■ **WRITTEN PROBLEM**: Repeat the listing below in full, exactly as it stands.

■ **INFORMATION PROVIDED**:

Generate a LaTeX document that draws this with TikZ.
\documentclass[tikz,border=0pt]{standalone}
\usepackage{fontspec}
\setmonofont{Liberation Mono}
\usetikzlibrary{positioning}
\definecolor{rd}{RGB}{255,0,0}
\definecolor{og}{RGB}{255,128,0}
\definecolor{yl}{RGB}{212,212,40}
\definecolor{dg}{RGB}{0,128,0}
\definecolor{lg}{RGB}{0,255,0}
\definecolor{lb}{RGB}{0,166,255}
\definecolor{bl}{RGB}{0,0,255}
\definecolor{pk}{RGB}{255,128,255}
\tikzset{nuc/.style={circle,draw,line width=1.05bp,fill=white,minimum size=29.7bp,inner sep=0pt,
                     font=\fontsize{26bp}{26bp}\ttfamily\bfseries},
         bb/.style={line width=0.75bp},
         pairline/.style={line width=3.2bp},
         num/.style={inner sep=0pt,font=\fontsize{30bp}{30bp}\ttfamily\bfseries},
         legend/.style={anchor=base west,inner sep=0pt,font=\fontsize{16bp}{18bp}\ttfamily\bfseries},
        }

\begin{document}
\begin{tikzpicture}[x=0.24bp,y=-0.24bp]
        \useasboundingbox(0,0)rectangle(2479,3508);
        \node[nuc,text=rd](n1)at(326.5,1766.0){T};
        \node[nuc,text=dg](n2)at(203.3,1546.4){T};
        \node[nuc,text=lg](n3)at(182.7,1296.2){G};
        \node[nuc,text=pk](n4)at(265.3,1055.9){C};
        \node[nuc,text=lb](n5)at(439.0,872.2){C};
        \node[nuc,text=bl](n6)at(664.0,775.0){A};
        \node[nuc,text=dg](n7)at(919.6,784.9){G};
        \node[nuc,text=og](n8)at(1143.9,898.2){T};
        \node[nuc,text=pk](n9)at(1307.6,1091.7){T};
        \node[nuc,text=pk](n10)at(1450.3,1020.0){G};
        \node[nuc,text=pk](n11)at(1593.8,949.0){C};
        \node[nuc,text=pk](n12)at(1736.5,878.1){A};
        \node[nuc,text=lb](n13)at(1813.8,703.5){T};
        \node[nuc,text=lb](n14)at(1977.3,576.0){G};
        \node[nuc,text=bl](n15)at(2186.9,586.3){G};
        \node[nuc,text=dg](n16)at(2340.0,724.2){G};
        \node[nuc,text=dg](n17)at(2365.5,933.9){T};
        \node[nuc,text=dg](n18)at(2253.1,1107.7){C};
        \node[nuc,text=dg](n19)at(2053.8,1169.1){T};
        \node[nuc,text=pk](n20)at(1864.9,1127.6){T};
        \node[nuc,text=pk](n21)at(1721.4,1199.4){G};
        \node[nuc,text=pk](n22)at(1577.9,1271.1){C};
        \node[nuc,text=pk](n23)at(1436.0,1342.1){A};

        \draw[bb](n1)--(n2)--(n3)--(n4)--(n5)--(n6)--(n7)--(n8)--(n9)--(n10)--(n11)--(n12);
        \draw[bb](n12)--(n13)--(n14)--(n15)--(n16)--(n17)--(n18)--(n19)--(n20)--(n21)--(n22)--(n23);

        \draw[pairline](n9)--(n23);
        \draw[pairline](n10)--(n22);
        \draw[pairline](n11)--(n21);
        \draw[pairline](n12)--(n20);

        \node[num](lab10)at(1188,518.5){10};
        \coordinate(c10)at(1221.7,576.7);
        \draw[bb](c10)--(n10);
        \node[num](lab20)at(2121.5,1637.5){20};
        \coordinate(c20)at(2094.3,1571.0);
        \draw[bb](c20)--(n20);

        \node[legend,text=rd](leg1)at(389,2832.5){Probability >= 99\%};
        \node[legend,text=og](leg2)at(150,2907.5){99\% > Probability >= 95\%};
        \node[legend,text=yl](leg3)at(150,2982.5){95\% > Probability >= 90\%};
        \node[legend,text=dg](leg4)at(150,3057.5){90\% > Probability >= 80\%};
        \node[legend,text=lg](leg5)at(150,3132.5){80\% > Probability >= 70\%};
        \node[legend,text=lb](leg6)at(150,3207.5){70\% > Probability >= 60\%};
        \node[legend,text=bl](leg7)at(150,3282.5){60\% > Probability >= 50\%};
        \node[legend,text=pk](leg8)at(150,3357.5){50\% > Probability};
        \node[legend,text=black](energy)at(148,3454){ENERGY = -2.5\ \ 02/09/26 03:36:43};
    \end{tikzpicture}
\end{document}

■ **TASK RESULT**:
Generate a LaTeX document that draws this with TikZ.
\documentclass[tikz,border=0pt]{standalone}
\usepackage{fontspec}
\setmonofont{Liberation Mono}
\usetikzlibrary{positioning}
\definecolor{rd}{RGB}{255,0,0}
\definecolor{og}{RGB}{255,128,0}
\definecolor{yl}{RGB}{212,212,40}
\definecolor{dg}{RGB}{0,128,0}
\definecolor{lg}{RGB}{0,255,0}
\definecolor{lb}{RGB}{0,166,255}
\definecolor{bl}{RGB}{0,0,255}
\definecolor{pk}{RGB}{255,128,255}
\tikzset{nuc/.style={circle,draw,line width=1.05bp,fill=white,minimum size=29.7bp,inner sep=0pt,
                     font=\fontsize{26bp}{26bp}\ttfamily\bfseries},
         bb/.style={line width=0.75bp},
         pairline/.style={line width=3.2bp},
         num/.style={inner sep=0pt,font=\fontsize{30bp}{30bp}\ttfamily\bfseries},
         legend/.style={anchor=base west,inner sep=0pt,font=\fontsize{16bp}{18bp}\ttfamily\bfseries},
        }

\begin{document}
\begin{tikzpicture}[x=0.24bp,y=-0.24bp]
        \useasboundingbox(0,0)rectangle(2479,3508);
        \node[nuc,text=rd](n1)at(326.5,1766.0){T};
        \node[nuc,text=dg](n2)at(203.3,1546.4){T};
        \node[nuc,text=lg](n3)at(182.7,1296.2){G};
        \node[nuc,text=pk](n4)at(265.3,1055.9){C};
        \node[nuc,text=lb](n5)at(439.0,872.2){C};
        \node[nuc,text=bl](n6)at(664.0,775.0){A};
        \node[nuc,text=dg](n7)at(919.6,784.9){G};
        \node[nuc,text=og](n8)at(1143.9,898.2){T};
        \node[nuc,text=pk](n9)at(1307.6,1091.7){T};
        \node[nuc,text=pk](n10)at(1450.3,1020.0){G};
        \node[nuc,text=pk](n11)at(1593.8,949.0){C};
        \node[nuc,text=pk](n12)at(1736.5,878.1){A};
        \node[nuc,text=lb](n13)at(1813.8,703.5){T};
        \node[nuc,text=lb](n14)at(1977.3,576.0){G};
        \node[nuc,text=bl](n15)at(2186.9,586.3){G};
        \node[nuc,text=dg](n16)at(2340.0,724.2){G};
        \node[nuc,text=dg](n17)at(2365.5,933.9){T};
        \node[nuc,text=dg](n18)at(2253.1,1107.7){C};
        \node[nuc,text=dg](n19)at(2053.8,1169.1){T};
        \node[nuc,text=pk](n20)at(1864.9,1127.6){T};
        \node[nuc,text=pk](n21)at(1721.4,1199.4){G};
        \node[nuc,text=pk](n22)at(1577.9,1271.1){C};
        \node[nuc,text=pk](n23)at(1436.0,1342.1){A};

        \draw[bb](n1)--(n2)--(n3)--(n4)--(n5)--(n6)--(n7)--(n8)--(n9)--(n10)--(n11)--(n12);
        \draw[bb](n12)--(n13)--(n14)--(n15)--(n16)--(n17)--(n18)--(n19)--(n20)--(n21)--(n22)--(n23);

        \draw[pairline](n9)--(n23);
        \draw[pairline](n10)--(n22);
        \draw[pairline](n11)--(n21);
        \draw[pairline](n12)--(n20);

        \node[num](lab10)at(1188,518.5){10};
        \coordinate(c10)at(1221.7,576.7);
        \draw[bb](c10)--(n10);
        \node[num](lab20)at(2121.5,1637.5){20};
        \coordinate(c20)at(2094.3,1571.0);
        \draw[bb](c20)--(n20);

        \node[legend,text=rd](leg1)at(389,2832.5){Probability >= 99\%};
        \node[legend,text=og](leg2)at(150,2907.5){99\% > Probability >= 95\%};
        \node[legend,text=yl](leg3)at(150,2982.5){95\% > Probability >= 90\%};
        \node[legend,text=dg](leg4)at(150,3057.5){90\% > Probability >= 80\%};
        \node[legend,text=lg](leg5)at(150,3132.5){80\% > Probability >= 70\%};
        \node[legend,text=lb](leg6)at(150,3207.5){70\% > Probability >= 60\%};
        \node[legend,text=bl](leg7)at(150,3282.5){60\% > Probability >= 50\%};
        \node[legend,text=pk](leg8)at(150,3357.5){50\% > Probability};
        \node[legend,text=black](energy)at(148,3454){ENERGY = -2.5\ \ 02/09/26 03:36:43};
    \end{tikzpicture}
\end{document}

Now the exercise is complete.